Reprise: Pleadings are Not Evidence

January 9, 2014 § 6 Comments

Reprise replays posts from the past that you may find useful today.


November 1, 2011 § 1 Comment

“It is the pleading that makes the case for adjudication, and it is the evidence that sustains or defeats it upon the final hearing.”  Terry v. Jones, 44 Miss. 540, 1871 WL 8413 (1871).

Voilà! After 140 years and a sea-change in the rules of Mississippi pleading, that ancient formula holds oh-so true in our courts. The pleadings frame the issues; the evidence admitted at trial determines the outcome.


This immutable principle has not only for ages been a bedrock of procedure in Mississippi courts, it has also been the rock that has dashed the case of many an unseasoned or unwary practitioner.

Don’t ever assume because you have pled something that the court will take it as true. On the contrary, without actual evidence in the record, the court can not take it as true, whether it wants to or not.

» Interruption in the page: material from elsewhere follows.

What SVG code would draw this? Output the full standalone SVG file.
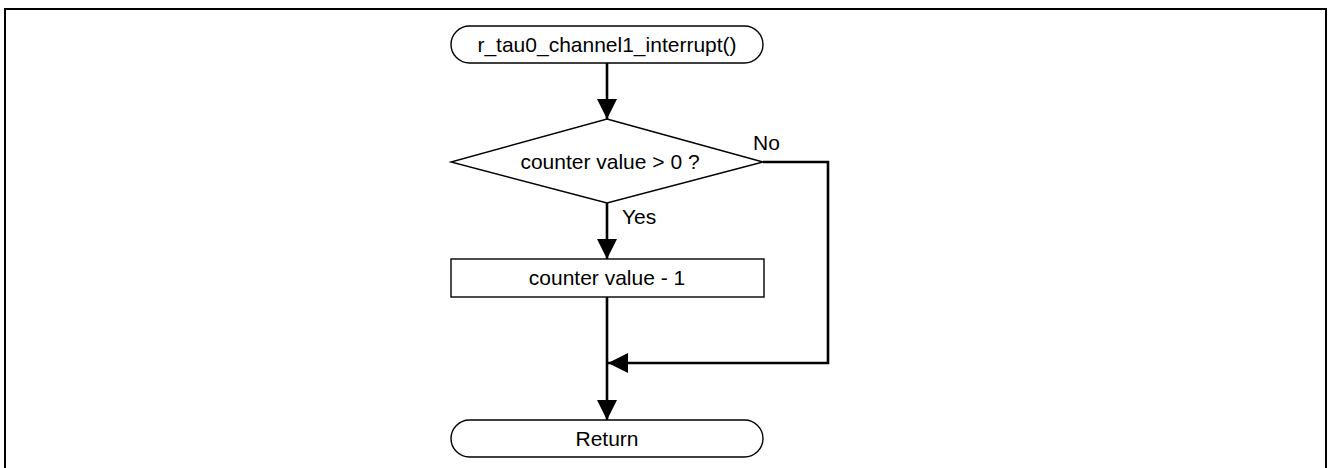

I have seen lawyers leave key elements of their cases lying on the court room floor simply because they neglected to offer proof thereof. This is a chronic problem when it comes to claims for attorney’s fees, but the problem is not limited to that issue. I see Rule 59 motions more frequently than I’d like where the motion claims I “overlooked” a point, but the attorney concedes that the witness never testified about the matter. I should grant the motion, the lawyer pleads, because it was, after all, in the pleadings.

Here’s the deal: If you don’t include a properly-pled issue in your pleadings, the court can not consider it. BUT, just because it is in your pleadings does not mean it is established; you still have to put on evidence in support of it.

§ 6 Responses to Reprise: Pleadings are Not Evidence

  • randywallace says:

    Anderson, even after submitting phone logs, internet chat logs and photographs of stuff that shouldn’t have been photographed to opposing counsel prior to divorce cases being filed, I have yet to ever have a party admit adultery in an answer.

    In fact, I have yet to ever have a party opponent admit any type of fault in an answer in any type of case. Maybe my experience isn’t typical, but regardless of the facts the folks on the other side of the table from me always deny at first. Makes for interesting depositions.

    • thusbloggedanderson says:

      Rare, sure, but I can attest it’s happened. Apparently some folks just are all about “out with the old, in with the new.”

    • Anderson says:

      I see from Lawrence v. Lawrence, 956 So. 2d 251, that a partial Rule 56 motion as to grounds for divorce is not inherently improper, tho in that case the COA did find genuine issues of material fact & reversed; they didn’t say a Rule 56 motion wasn’t allowed, FWIW.

  • thusbloggedanderson says:

    … Leaving aside where the defendant admits a given averment in his answer? If the plaintiff alleges, say, adultery, and the defendant admits it in his answer, how’s that go?

    • Larry says:

      Every divorce ground, even those admitted, must be proved by competent evidence and corroborated. If the defendant admits adultery, that relieves the plaintiff of the obligation of corroboration. And an admission creates a judicial estoppel against denial. That’s my take on it. I have a docket call in 2 minutes, so this is written in haste.

      • thusbloggedanderson says:

        Thanks! From my non-chancery p.o.v., it seems like a Rule 56 motion would be in order where the defendant has admitted cause, but apparently that stuff doesn’t fly in divorces.